MATERIALS PROVIDED:
⟨

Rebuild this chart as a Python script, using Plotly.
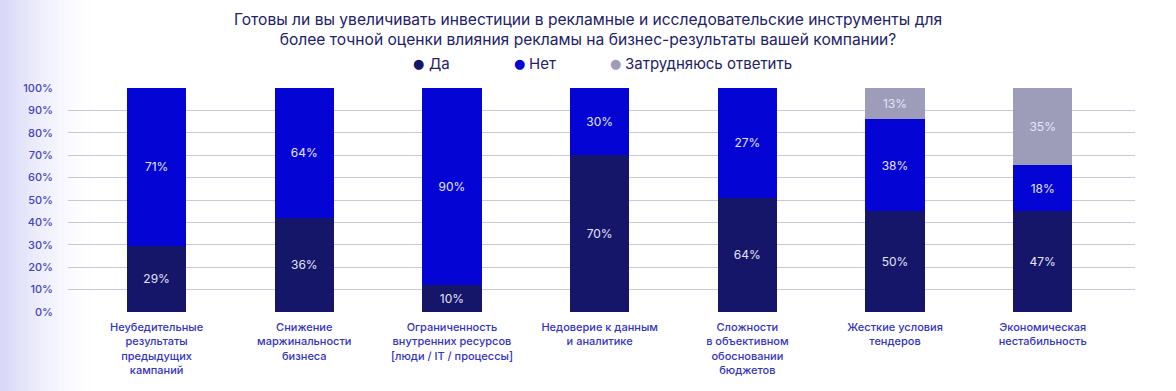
import plotly.graph_objects as go

categories = [
    "Неубедительные<br>результаты<br>предыдущих<br>кампаний",
    "Снижение<br>маржинальности<br>бизнеса",
    "Ограниченность<br>внутренних ресурсов<br>[люди / IT / процессы]",
    "Недоверие к данным<br>и аналитике",
    "Сложности<br>в объективном<br>обосновании<br>бюджетов",
    "Жесткие условия<br>тендеров",
    "Экономическая<br>нестабильность",
]

# Segment heights as drawn
da_height = [29.5, 42, 12, 70, 51, 45, 45]
net_height = [70.5, 58, 88, 30, 49, 41, 20.5]
hard_height = [0, 0, 0, 0, 0, 14, 34.5]

# Printed labels
da_labels = ["29%", "36%", "10%", "70%", "64%", "50%", "47%"]
net_labels = ["71%", "64%", "90%", "30%", "27%", "38%", "18%"]
hard_labels = ["", "", "", "", "", "13%", "35%"]

series_names = ["Да", "Нет", "Затрудняюсь ответить"]
colors = ["#15156a", "#0404d4", "#9d9dba"]

y_ticks = [0, 10, 20, 30, 40, 50, 60, 70, 80, 90, 100]

FONT = "Inter"
W, H = 1176, 391
ML, MR, MT, MB = 68, 41, 88, 79
PW, PH = W - ML - MR, H - MT - MB
x = list(range(len(categories)))


def px_x(p):
    return (p - ML) / PW


def px_y(p):
    return 1 + (MT - p) / PH


fig = go.Figure()

# background gradient (left edge lavender)
n_steps = 24
for i in range(n_steps):
    fig.add_shape(
        type="rect", xref="paper", yref="paper", layer="below",
        x0=px_x(i * 95 / n_steps), x1=px_x((i + 1) * 95 / n_steps),
        y0=px_y(H), y1=px_y(0),
        fillcolor="#c9c9f4", opacity=0.75 * (1 - i / n_steps) ** 1.6,
        line_width=0,
    )

for heights, labels, name, color in zip(
    [da_height, net_height, hard_height],
    [da_labels, net_labels, hard_labels],
    series_names, colors,
):
    fig.add_trace(go.Bar(
        x=x, y=heights, name=name, marker_color=color,
        marker_line_width=0,
        text=labels, textposition="inside", insidetextanchor="middle",
        textangle=0,
        textfont=dict(family=FONT, size=12, color="#e4e4fa"),
        showlegend=False, width=0.4,
    ))

# legend drawn as annotations (marker dot + label)
legend_marker_px = [418.5, 519, 615]
for name, color, mx in zip(series_names, colors, legend_marker_px):
    fig.add_annotation(
        xref="paper", yref="paper", x=px_x(mx), y=px_y(63),
        xanchor="center", yanchor="middle", showarrow=False,
        text="●", font=dict(family="DejaVu Sans", size=13, color=color),
    )
    fig.add_annotation(
        xref="paper", yref="paper", x=px_x(mx + 8), y=px_y(63),
        xanchor="left", yanchor="middle", showarrow=False,
        text=name, font=dict(family=FONT, size=15, color="#22226a"),
    )

fig.update_layout(
    width=W, height=H,
    barmode="stack",
    showlegend=False,
    paper_bgcolor="white",
    plot_bgcolor="rgba(0,0,0,0)",
    margin=dict(l=ML, r=MR, t=MT, b=MB),
    uniformtext=dict(minsize=12, mode="show"),
    title=dict(
        text="Готовы ли вы увеличивать инвестиции в рекламные и исследовательские инструменты для<br>"
             "более точной оценки влияния рекламы на бизнес-результаты вашей компании?",
        x=0.5, xanchor="center", y=1 - 24.5 / H, yanchor="middle",
        font=dict(family=FONT, size=15.6, color="#22226a"),
    ),
    xaxis=dict(
        range=[-0.6, 6.625], tickmode="array", tickvals=x, ticktext=categories,
        tickfont=dict(family=FONT, size=11, color="#3333c4", weight=500),
        showgrid=False, zeroline=False, showline=False, ticks="",
        tickangle=0, ticklabelstandoff=7,
    ),
    yaxis=dict(
        range=[0, 100], tickmode="array", tickvals=y_ticks,
        ticktext=[f"{v}%" for v in y_ticks],
        tickfont=dict(family=FONT, size=11, color="#4444b4", weight=500),
        showgrid=True, gridcolor="#c8c8d6", gridwidth=1.2,
        zeroline=False, showline=False, ticks="",
        ticklabelstandoff=14,
    ),
    font=dict(family=FONT),
)

fig.write_html(
    "out.html",
    config={"displayModeBar": False},
    post_script="document.body.style.margin='0px';",
)
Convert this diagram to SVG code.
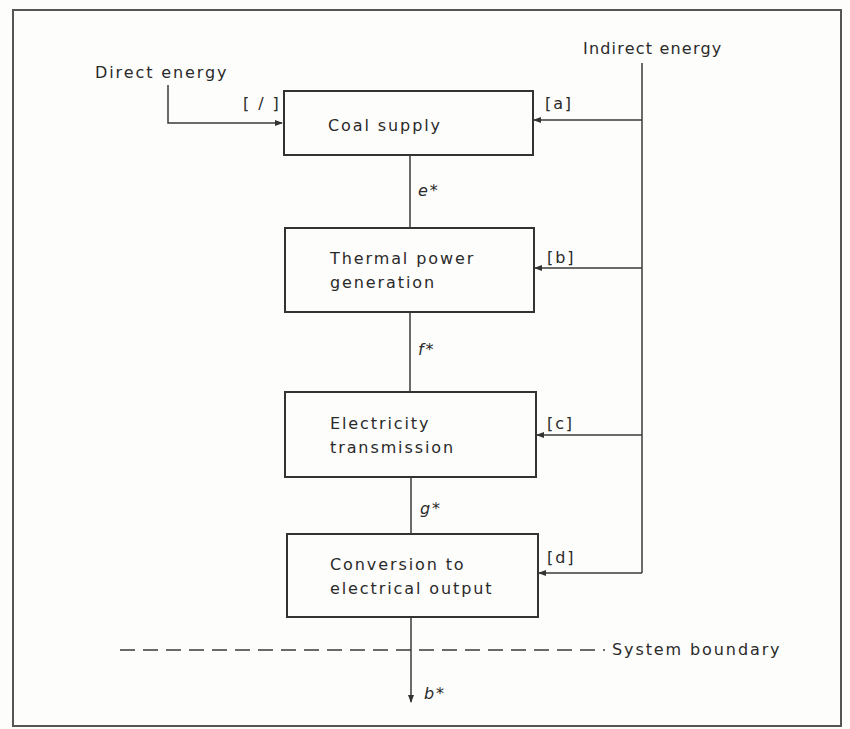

⟩

Print the entries as they stand, first line through the line holding "80, 90, 100]", with every picture removed.

Rebuild this chart as a Python script, using Plotly.
import plotly.graph_objects as go

categories = [
    "Неубедительные<br>результаты<br>предыдущих<br>кампаний",
    "Снижение<br>маржинальности<br>бизнеса",
    "Ограниченность<br>внутренних ресурсов<br>[люди / IT / процессы]",
    "Недоверие к данным<br>и аналитике",
    "Сложности<br>в объективном<br>обосновании<br>бюджетов",
    "Жесткие условия<br>тендеров",
    "Экономическая<br>нестабильность",
]

# Segment heights as drawn
da_height = [29.5, 42, 12, 70, 51, 45, 45]
net_height = [70.5, 58, 88, 30, 49, 41, 20.5]
hard_height = [0, 0, 0, 0, 0, 14, 34.5]

# Printed labels
da_labels = ["29%", "36%", "10%", "70%", "64%", "50%", "47%"]
net_labels = ["71%", "64%", "90%", "30%", "27%", "38%", "18%"]
hard_labels = ["", "", "", "", "", "13%", "35%"]

series_names = ["Да", "Нет", "Затрудняюсь ответить"]
colors = ["#15156a", "#0404d4", "#9d9dba"]

y_ticks = [0, 10, 20, 30, 40, 50, 60, 70, 80, 90, 100]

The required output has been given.